Although Auguste Rodin is universally recognized as a sculptor, he was also a passionate draftsman. “It’s quite simple: my drawings are the key to my work,” he confided to journalist René Benjamin in 1910.

Sketching continually, the artist produced close to 10,000 drawings during his lifetime, 7,000 of which are preserved in the Musée Rodin. From this exceptional collection, the exhibition “Rodin. Drawings Unbound” presents a selection of almost 70 drawings that exemplify a little-known aspect of his art, and a practice that was constantly reinventing itself.

Six thematic sections punctuate a presentation that is both chronological and stylistic, providing an overview of the major collections that make up the museum’s graphic arts collection, based on the intrinsic characteristics of the drawings.

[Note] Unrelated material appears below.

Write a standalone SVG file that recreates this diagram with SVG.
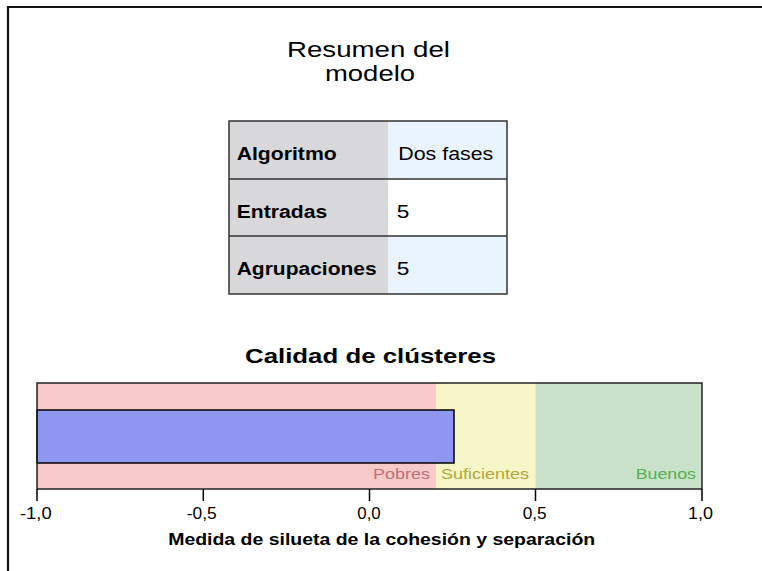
<svg xmlns="http://www.w3.org/2000/svg" width="762" height="571" viewBox="0 0 762 571">
<style>
text{font-family:"Liberation Sans",Arial,sans-serif;fill:#000}
.title{font-size:22px}
.ctitle{font-size:21px;font-weight:bold}
.lab{font-size:18px;font-weight:bold}
.val{font-size:18px}
.band{font-size:15px}
.tick{font-size:16.5px}
.axis{font-size:17px;font-weight:bold}
.cell{stroke:#333;stroke-width:1.5}
</style>
<rect width="762" height="571" fill="#fff"/>
<path d="M8,571 V7 H762" fill="none" stroke="#111" stroke-width="2.2"/>
<g id="title">
<text class="title" x="368.5" y="57" text-anchor="middle" textLength="163" lengthAdjust="spacingAndGlyphs">Resumen del</text>
<text class="title" x="370" y="81" text-anchor="middle" textLength="90" lengthAdjust="spacingAndGlyphs">modelo</text>
</g>
<g id="table">
<rect x="229" y="121" width="159" height="173" fill="#d8d8da"/>
<rect x="388" y="121" width="119" height="58" fill="#eaf4fe"/>
<rect x="388" y="179" width="119" height="57" fill="#fff"/>
<rect x="388" y="236" width="119" height="58" fill="#eaf4fe"/>
<rect x="229" y="121" width="278" height="173" fill="none" class="cell"/>
<line x1="229" y1="179" x2="507" y2="179" class="cell"/>
<line x1="229" y1="236" x2="507" y2="236" class="cell"/>
<text class="lab" x="236.7" y="160" textLength="100" lengthAdjust="spacingAndGlyphs">Algoritmo</text>
<text class="val" x="398.3" y="160" textLength="95" lengthAdjust="spacingAndGlyphs">Dos fases</text>
<text class="lab" x="236.7" y="218" textLength="90.6" lengthAdjust="spacingAndGlyphs">Entradas</text>
<text class="val" x="396.7" y="218" textLength="12.6" lengthAdjust="spacingAndGlyphs">5</text>
<text class="lab" x="236.7" y="275" textLength="140" lengthAdjust="spacingAndGlyphs">Agrupaciones</text>
<text class="val" x="396.7" y="275" textLength="12.6" lengthAdjust="spacingAndGlyphs">5</text>
</g>
<g id="chart">
<text class="ctitle" x="370.5" y="363" text-anchor="middle" textLength="251" lengthAdjust="spacingAndGlyphs">Calidad de clústeres</text>
<rect x="37" y="383" width="399" height="106" fill="#f7c9c9"/>
<rect x="436" y="383" width="99.5" height="106" fill="#f7f6c9"/>
<rect x="535.5" y="383" width="166.5" height="106" fill="#c9e0c9"/>
<rect x="37" y="410" width="417" height="53" fill="#8f96f0" stroke="#000" stroke-width="1.5"/>
<rect x="37" y="383" width="665" height="106" fill="none" stroke="#222" stroke-width="1.5"/>
<text class="band" x="373" y="479" style="fill:#c0707c" textLength="57" lengthAdjust="spacingAndGlyphs">Pobres</text>
<text class="band" x="441" y="479" style="fill:#b0a83a" textLength="88" lengthAdjust="spacingAndGlyphs">Suficientes</text>
<text class="band" x="635.7" y="479" style="fill:#52b052" textLength="60.3" lengthAdjust="spacingAndGlyphs">Buenos</text>
</g>
<g id="axis">
<g stroke="#000" stroke-width="1.5">
<line x1="37" y1="489" x2="37" y2="501"/>
<line x1="203.3" y1="489" x2="203.3" y2="501"/>
<line x1="369.5" y1="489" x2="369.5" y2="501"/>
<line x1="535.5" y1="489" x2="535.5" y2="501"/>
<line x1="702" y1="489" x2="702" y2="501"/>
</g>
<text class="tick" x="35.8" y="519" text-anchor="middle" textLength="31.7" lengthAdjust="spacingAndGlyphs">-1,0</text>
<text class="tick" x="201.7" y="519" text-anchor="middle" textLength="30" lengthAdjust="spacingAndGlyphs">-0,5</text>
<text class="tick" x="369" y="519" text-anchor="middle" textLength="23.4" lengthAdjust="spacingAndGlyphs">0,0</text>
<text class="tick" x="534.7" y="519" text-anchor="middle" textLength="24" lengthAdjust="spacingAndGlyphs">0,5</text>
<text class="tick" x="700.5" y="519" text-anchor="middle" textLength="25" lengthAdjust="spacingAndGlyphs">1,0</text>
<text class="axis" x="381.7" y="545" text-anchor="middle" textLength="427" lengthAdjust="spacingAndGlyphs">Medida de silueta de la cohesión y separación</text>
</g>
</svg>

They explore the processes invented by the artist, drawing on a body of work ranging from his formative years to the luminous drawings of his maturity, including the “black” drawings inspired by The divine comedy and his experiments with color in his twilight years.

Assemblage, the art of the fragment, a taste for series, the visibility of the gesture, the quest for movement, and above all his constant reworking of his drawings, led to the creation of a pure language of forms and colors, placing Rodin at the forefront of modernity. Like sculpture, drawing was for Rodin a place for all kinds of experimentation, whether formal, technical, or expressive.